- _EXERCISE DATA_:
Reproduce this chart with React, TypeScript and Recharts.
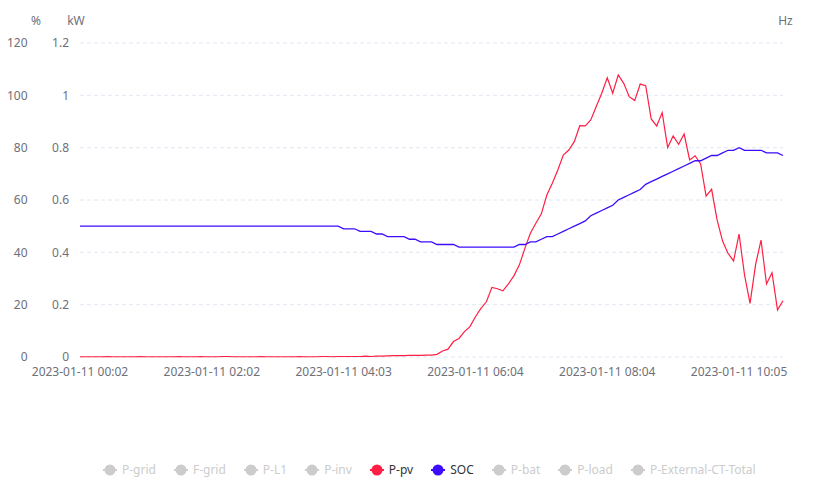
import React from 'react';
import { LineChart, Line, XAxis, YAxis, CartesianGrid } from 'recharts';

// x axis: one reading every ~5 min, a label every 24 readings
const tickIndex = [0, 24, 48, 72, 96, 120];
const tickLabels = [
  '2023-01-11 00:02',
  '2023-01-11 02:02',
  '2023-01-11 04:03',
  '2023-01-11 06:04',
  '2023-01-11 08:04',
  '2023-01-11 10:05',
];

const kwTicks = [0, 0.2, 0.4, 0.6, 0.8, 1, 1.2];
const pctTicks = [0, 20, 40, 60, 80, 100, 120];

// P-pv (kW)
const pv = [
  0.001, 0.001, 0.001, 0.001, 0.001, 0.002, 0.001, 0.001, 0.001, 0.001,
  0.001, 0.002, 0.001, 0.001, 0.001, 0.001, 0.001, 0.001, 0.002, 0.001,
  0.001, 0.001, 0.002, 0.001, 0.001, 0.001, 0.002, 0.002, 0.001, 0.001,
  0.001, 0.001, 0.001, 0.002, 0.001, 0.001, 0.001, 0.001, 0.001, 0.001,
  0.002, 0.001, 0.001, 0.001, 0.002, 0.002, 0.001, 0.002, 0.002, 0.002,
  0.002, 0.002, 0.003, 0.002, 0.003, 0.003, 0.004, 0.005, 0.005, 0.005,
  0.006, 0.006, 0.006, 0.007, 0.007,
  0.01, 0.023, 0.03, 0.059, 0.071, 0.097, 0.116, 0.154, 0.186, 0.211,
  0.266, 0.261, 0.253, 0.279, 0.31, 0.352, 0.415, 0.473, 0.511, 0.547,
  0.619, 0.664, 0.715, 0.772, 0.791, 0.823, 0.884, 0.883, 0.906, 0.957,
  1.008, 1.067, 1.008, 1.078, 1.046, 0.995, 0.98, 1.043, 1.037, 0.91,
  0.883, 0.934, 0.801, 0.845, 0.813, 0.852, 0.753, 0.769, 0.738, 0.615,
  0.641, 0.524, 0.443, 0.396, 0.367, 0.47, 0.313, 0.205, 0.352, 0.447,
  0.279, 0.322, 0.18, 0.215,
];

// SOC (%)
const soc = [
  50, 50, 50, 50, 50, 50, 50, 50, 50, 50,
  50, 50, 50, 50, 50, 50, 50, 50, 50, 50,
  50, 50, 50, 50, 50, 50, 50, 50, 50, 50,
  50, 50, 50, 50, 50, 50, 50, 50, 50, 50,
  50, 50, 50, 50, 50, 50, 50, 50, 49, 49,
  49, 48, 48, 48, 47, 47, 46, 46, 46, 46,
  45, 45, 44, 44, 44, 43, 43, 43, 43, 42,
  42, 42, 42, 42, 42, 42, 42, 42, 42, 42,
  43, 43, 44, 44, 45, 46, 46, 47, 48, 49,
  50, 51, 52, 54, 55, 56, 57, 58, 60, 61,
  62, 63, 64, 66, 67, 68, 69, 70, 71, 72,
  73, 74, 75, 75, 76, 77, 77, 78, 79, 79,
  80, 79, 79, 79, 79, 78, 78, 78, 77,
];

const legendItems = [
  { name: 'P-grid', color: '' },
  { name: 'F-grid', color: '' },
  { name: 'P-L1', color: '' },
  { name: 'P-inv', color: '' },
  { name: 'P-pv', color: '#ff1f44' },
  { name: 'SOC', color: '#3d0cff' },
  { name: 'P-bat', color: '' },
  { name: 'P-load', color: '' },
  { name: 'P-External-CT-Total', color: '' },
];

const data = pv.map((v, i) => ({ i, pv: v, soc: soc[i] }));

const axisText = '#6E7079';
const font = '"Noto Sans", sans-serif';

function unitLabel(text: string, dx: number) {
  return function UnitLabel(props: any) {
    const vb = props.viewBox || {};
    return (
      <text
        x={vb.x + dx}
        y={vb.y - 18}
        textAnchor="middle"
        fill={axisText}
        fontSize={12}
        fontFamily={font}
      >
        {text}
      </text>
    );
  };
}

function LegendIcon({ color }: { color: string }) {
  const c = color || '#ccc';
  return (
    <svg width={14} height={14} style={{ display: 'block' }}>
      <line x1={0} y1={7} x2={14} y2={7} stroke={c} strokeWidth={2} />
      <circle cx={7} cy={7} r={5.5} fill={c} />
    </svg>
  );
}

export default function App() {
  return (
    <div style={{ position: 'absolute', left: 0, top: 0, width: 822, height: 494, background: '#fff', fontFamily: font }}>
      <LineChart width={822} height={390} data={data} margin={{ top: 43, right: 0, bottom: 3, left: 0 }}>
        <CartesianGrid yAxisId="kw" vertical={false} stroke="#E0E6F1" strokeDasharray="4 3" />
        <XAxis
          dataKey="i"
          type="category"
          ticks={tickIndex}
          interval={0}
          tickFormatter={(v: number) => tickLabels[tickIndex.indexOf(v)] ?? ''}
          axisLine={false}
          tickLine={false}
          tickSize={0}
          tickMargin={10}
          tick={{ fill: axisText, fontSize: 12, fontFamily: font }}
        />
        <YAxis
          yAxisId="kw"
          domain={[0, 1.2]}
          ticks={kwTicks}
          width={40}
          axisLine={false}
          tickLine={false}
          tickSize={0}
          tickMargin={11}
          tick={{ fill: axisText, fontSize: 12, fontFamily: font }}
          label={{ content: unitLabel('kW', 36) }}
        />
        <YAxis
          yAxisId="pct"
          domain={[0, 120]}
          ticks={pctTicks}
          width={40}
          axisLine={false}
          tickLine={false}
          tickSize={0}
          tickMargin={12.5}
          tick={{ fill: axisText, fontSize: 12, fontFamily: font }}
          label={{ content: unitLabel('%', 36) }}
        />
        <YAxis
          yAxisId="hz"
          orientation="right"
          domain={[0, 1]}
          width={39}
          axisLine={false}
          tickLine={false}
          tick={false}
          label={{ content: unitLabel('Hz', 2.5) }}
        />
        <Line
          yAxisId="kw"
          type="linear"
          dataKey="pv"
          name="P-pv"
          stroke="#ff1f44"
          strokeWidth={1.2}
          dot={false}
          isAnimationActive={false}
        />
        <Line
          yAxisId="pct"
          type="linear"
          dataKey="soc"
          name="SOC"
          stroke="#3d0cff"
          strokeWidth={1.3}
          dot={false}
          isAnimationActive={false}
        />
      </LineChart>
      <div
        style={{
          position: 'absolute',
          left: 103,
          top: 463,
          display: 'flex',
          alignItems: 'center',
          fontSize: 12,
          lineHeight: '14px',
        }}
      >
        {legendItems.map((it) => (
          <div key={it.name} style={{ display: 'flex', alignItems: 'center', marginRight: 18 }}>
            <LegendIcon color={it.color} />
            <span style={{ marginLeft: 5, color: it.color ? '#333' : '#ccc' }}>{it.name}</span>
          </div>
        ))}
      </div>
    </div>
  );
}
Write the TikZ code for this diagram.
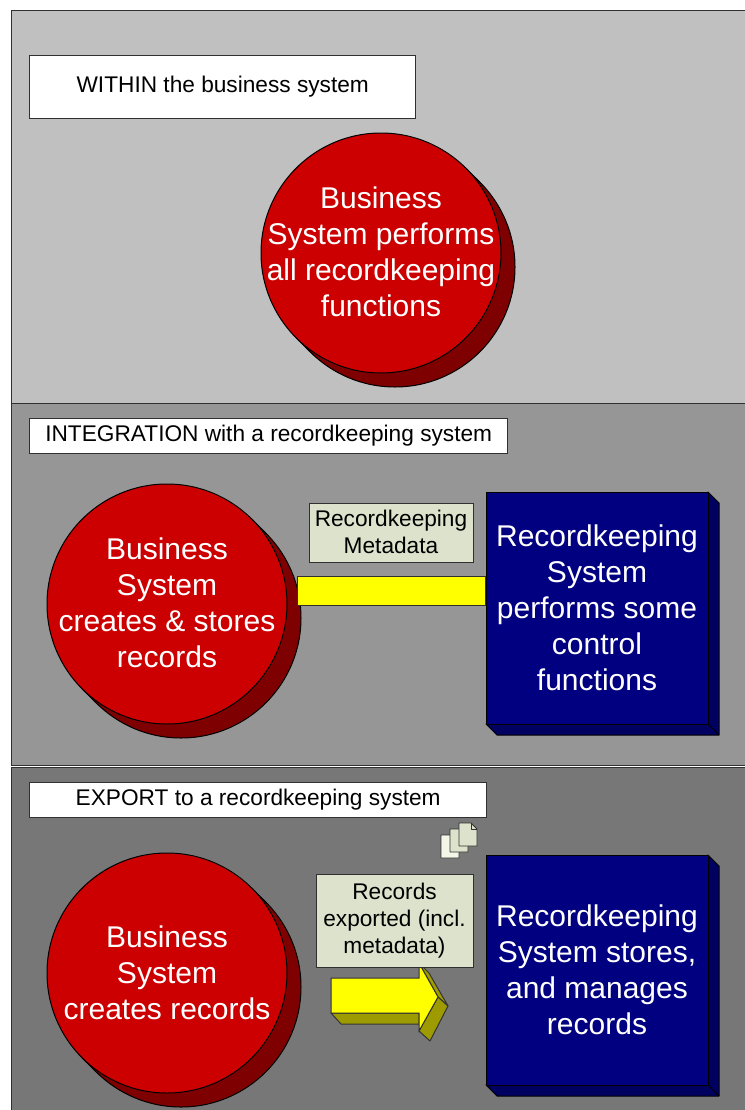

- _YOUR OBJECTIVE_:
Copy every line from the entries that contains the word "React".

- _SOLUTION_:
Reproduce this chart with React, TypeScript and Recharts.
import React from 'react';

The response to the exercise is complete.